*Stated task:* Search the material for the string "this" and copy each line where it occurs.

______

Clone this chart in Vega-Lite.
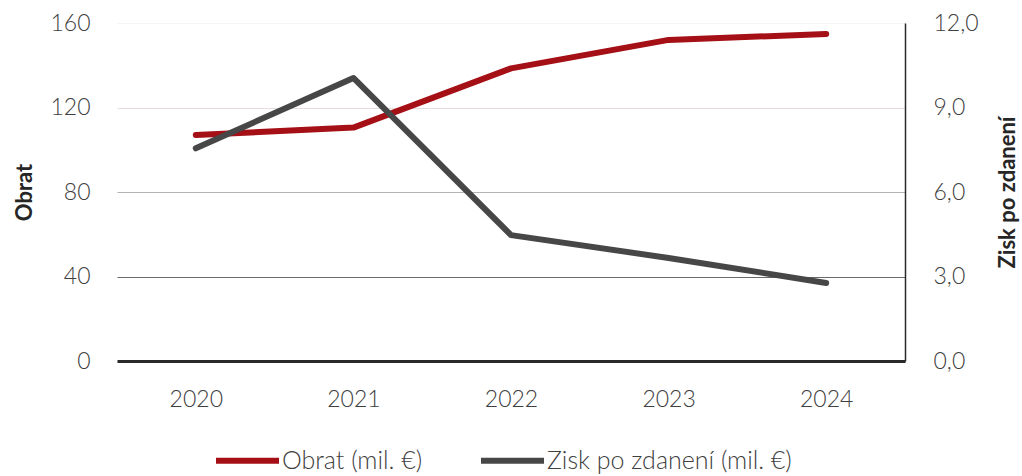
{
  "$schema": "https://vega.github.io/schema/vega-lite/v6.json",
  "width": 788,
  "height": 338,
  "autosize": {"type": "none"},
  "padding": {"left": 117, "top": 23, "right": 117, "bottom": 115},
  "config": {
    "font": "Lato",
    "view": {"stroke": null},
    "axis": {"labelFont": "Lato", "labelFontSize": 23, "labelFontWeight": 300, "labelColor": "#404040", "titleFont": "Lato", "titleFontSize": 22, "titleFontWeight": "bold", "titleColor": "#262626", "ticks": false}
  },
  "data": {
    "values": [
      {"year": "2020", "series": "Obrat (mil. €)", "value": 107},
      {"year": "2021", "series": "Obrat (mil. €)", "value": 110.5},
      {"year": "2022", "series": "Obrat (mil. €)", "value": 138.5},
      {"year": "2023", "series": "Obrat (mil. €)", "value": 152},
      {"year": "2024", "series": "Obrat (mil. €)", "value": 154.8},
      {"year": "2020", "series": "Zisk po zdanení (mil. €)", "value": 7.55},
      {"year": "2021", "series": "Zisk po zdanení (mil. €)", "value": 10.05},
      {"year": "2022", "series": "Zisk po zdanení (mil. €)", "value": 4.47},
      {"year": "2023", "series": "Zisk po zdanení (mil. €)", "value": 3.66},
      {"year": "2024", "series": "Zisk po zdanení (mil. €)", "value": 2.77}
    ]
  },
  "encoding": {
    "x": {
      "field": "year",
      "type": "ordinal",
      "scale": {"padding": 0.5},
      "axis": {"title": null, "labelAngle": 0, "labelPadding": 27, "domain": true, "domainColor": "#2a2a2a", "domainWidth": 3, "grid": false}
    },
    "color": {
      "field": "series",
      "type": "nominal",
      "scale": {"domain": ["Obrat (mil. €)", "Zisk po zdanení (mil. €)"], "range": ["#a50f16", "#474747"]},
      "legend": {
        "title": null,
        "orient": "none",
        "direction": "horizontal",
        "legendX": 96,
        "legendY": 403,
        "symbolType": "stroke",
        "symbolSize": 3969,
        "symbolStrokeWidth": 6,
        "labelFont": "Lato",
        "labelFontSize": 25,
        "labelFontWeight": 300,
        "labelColor": "#404040",
        "labelOffset": 0,
        "labelLimit": 0,
        "columnPadding": 46
      }
    }
  },
  "layer": [
    {
      "transform": [{"filter": "datum.series === 'Obrat (mil. €)'"}],
      "mark": {"type": "line", "strokeWidth": 6, "strokeCap": "round", "strokeJoin": "round"},
      "encoding": {
        "y": {
          "field": "value",
          "type": "quantitative",
          "scale": {"domain": [0, 160], "nice": false},
          "axis": {
            "orient": "left",
            "title": "Obrat",
            "values": [0, 40, 80, 120, 160],
            "labelPadding": 27,
            "titlePadding": 13,
            "domain": false,
            "grid": true,
            "gridWidth": 1.2,
            "gridColor": {"condition": [{"test": "datum.value === 40", "value": "#6a6a6a"}, {"test": "datum.value === 80", "value": "#b4b4b4"}, {"test": "datum.value === 160", "value": "#f4f4f4"}], "value": "#e6dcdc"}
          }
        }
      }
    },
    {
      "transform": [{"filter": "datum.series === 'Zisk po zdanení (mil. €)'"}],
      "mark": {"type": "line", "strokeWidth": 6, "strokeCap": "round", "strokeJoin": "round"},
      "encoding": {
        "y": {
          "field": "value",
          "type": "quantitative",
          "scale": {"domain": [0, 12], "nice": false},
          "axis": {
            "orient": "right",
            "title": "Zisk po zdanení",
            "titleAngle": 270,
            "values": [0, 3, 6, 9, 12],
            "labelExpr": "replace(format(datum.value, '.1f'), '.', ',')",
            "labelPadding": 28,
            "titlePadding": 41,
            "domain": true,
            "domainColor": "#2a2a2a",
            "domainWidth": 1.5,
            "grid": false
          }
        }
      }
    }
  ],
  "resolve": {"scale": {"y": "independent"}}
}
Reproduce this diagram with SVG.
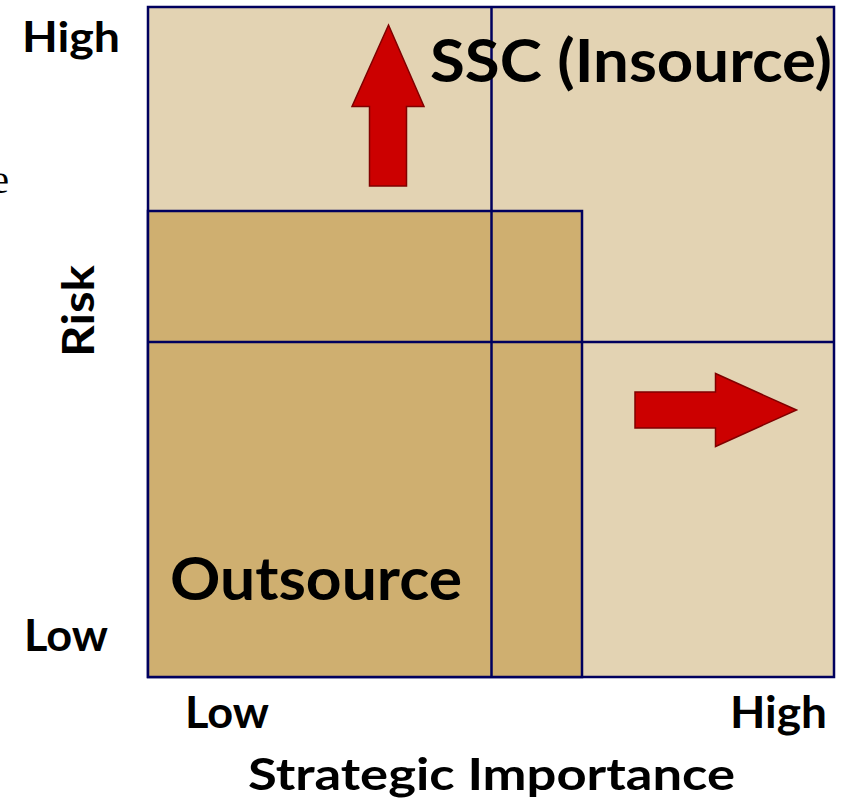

______

*Full answer:*
Clone this chart in Vega-Lite.
Reproduce this diagram with SVG.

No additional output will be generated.